_Available data_
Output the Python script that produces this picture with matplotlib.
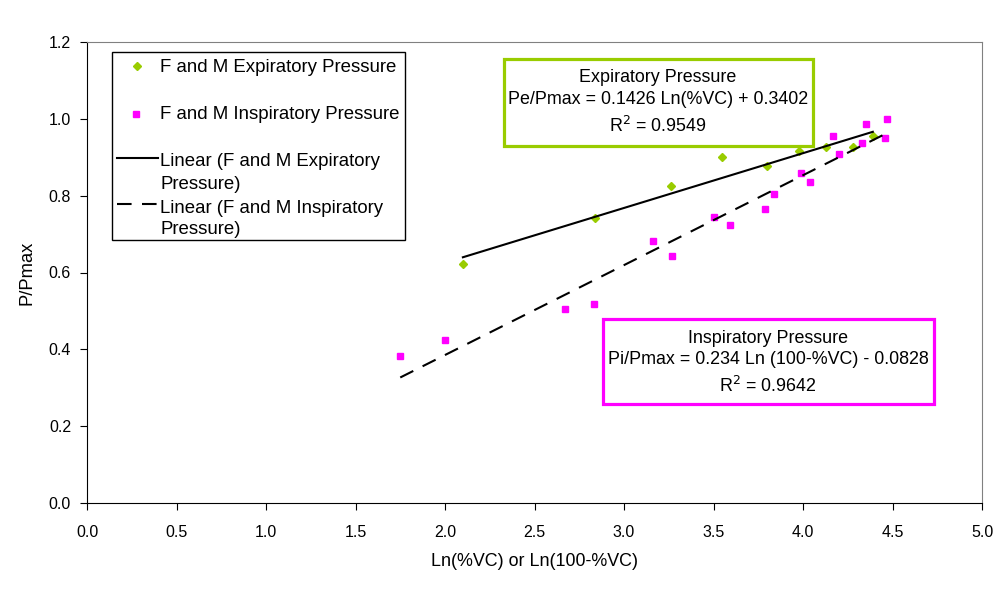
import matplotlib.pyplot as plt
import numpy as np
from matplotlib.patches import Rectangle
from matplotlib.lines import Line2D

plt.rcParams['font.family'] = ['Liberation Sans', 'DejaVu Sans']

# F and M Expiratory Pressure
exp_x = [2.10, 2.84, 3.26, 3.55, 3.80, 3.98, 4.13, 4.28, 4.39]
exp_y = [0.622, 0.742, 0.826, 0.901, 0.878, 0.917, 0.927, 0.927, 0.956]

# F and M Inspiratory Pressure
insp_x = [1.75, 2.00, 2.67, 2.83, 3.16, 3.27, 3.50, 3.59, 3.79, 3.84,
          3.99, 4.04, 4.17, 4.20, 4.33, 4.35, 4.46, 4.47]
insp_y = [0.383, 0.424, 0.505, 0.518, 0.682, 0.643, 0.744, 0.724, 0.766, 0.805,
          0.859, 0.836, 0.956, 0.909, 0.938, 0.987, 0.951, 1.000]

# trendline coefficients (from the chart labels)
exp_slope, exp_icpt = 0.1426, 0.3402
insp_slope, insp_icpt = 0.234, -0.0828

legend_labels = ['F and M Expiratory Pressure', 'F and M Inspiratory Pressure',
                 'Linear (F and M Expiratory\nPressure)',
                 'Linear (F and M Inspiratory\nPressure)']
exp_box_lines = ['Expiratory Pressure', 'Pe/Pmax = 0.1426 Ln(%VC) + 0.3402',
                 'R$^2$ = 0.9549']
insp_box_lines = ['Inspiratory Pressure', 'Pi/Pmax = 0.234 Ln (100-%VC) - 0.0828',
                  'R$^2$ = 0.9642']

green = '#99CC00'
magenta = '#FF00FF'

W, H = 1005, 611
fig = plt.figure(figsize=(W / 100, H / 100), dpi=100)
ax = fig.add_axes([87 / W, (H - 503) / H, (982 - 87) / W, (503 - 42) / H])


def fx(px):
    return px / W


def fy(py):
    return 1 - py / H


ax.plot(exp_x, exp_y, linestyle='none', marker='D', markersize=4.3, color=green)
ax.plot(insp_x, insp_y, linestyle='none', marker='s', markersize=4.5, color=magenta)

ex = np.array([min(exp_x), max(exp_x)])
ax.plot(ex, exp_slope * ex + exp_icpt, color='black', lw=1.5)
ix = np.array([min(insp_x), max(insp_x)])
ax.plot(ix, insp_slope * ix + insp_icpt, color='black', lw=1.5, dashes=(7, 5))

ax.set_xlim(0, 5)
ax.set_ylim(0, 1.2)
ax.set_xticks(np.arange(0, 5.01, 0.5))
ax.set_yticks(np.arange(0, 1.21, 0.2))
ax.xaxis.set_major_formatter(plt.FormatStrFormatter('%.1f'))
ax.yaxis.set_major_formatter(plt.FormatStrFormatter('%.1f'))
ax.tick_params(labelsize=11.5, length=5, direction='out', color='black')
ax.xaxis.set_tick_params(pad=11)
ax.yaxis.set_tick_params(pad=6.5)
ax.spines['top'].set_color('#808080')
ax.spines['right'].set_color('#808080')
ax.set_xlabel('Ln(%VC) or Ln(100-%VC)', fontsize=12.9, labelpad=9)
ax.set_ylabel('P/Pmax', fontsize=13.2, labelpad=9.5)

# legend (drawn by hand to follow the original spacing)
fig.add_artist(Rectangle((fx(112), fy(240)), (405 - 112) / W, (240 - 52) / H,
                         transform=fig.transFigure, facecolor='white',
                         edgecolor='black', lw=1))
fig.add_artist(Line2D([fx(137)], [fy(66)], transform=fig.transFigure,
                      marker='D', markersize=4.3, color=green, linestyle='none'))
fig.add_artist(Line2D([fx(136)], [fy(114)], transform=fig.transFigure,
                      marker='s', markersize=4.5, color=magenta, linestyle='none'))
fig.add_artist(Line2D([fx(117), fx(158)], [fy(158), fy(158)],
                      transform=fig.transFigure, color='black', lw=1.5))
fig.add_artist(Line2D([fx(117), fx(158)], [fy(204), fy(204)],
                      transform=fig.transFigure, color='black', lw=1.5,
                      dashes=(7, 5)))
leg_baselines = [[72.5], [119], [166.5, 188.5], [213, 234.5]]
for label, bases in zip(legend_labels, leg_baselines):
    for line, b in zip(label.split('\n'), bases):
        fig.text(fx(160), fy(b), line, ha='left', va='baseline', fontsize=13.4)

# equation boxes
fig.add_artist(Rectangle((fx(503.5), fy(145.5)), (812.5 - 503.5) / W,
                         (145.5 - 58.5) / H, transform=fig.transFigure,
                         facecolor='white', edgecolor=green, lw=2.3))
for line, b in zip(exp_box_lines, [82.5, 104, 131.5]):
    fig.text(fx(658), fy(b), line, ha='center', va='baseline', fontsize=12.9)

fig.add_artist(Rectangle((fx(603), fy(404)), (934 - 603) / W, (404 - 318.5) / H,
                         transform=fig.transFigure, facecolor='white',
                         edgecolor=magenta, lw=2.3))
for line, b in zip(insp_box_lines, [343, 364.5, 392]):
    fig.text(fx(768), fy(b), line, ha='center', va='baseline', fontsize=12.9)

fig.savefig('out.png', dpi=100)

_Written problem_
Return the material line for line, from its beginning to the line that contains "marker='s', markersize=4.5, color=magenta)", with the pictures left out.

_Task solution_
Output the Python script that produces this picture with matplotlib.
import matplotlib.pyplot as plt
import numpy as np
from matplotlib.patches import Rectangle
from matplotlib.lines import Line2D

plt.rcParams['font.family'] = ['Liberation Sans', 'DejaVu Sans']

# F and M Expiratory Pressure
exp_x = [2.10, 2.84, 3.26, 3.55, 3.80, 3.98, 4.13, 4.28, 4.39]
exp_y = [0.622, 0.742, 0.826, 0.901, 0.878, 0.917, 0.927, 0.927, 0.956]

# F and M Inspiratory Pressure
insp_x = [1.75, 2.00, 2.67, 2.83, 3.16, 3.27, 3.50, 3.59, 3.79, 3.84,
          3.99, 4.04, 4.17, 4.20, 4.33, 4.35, 4.46, 4.47]
insp_y = [0.383, 0.424, 0.505, 0.518, 0.682, 0.643, 0.744, 0.724, 0.766, 0.805,
          0.859, 0.836, 0.956, 0.909, 0.938, 0.987, 0.951, 1.000]

# trendline coefficients (from the chart labels)
exp_slope, exp_icpt = 0.1426, 0.3402
insp_slope, insp_icpt = 0.234, -0.0828

legend_labels = ['F and M Expiratory Pressure', 'F and M Inspiratory Pressure',
                 'Linear (F and M Expiratory\nPressure)',
                 'Linear (F and M Inspiratory\nPressure)']
exp_box_lines = ['Expiratory Pressure', 'Pe/Pmax = 0.1426 Ln(%VC) + 0.3402',
                 'R$^2$ = 0.9549']
insp_box_lines = ['Inspiratory Pressure', 'Pi/Pmax = 0.234 Ln (100-%VC) - 0.0828',
                  'R$^2$ = 0.9642']

green = '#99CC00'
magenta = '#FF00FF'

W, H = 1005, 611
fig = plt.figure(figsize=(W / 100, H / 100), dpi=100)
ax = fig.add_axes([87 / W, (H - 503) / H, (982 - 87) / W, (503 - 42) / H])


def fx(px):
    return px / W


def fy(py):
    return 1 - py / H


ax.plot(exp_x, exp_y, linestyle='none', marker='D', markersize=4.3, color=green)
ax.plot(insp_x, insp_y, linestyle='none', marker='s', markersize=4.5, color=magenta)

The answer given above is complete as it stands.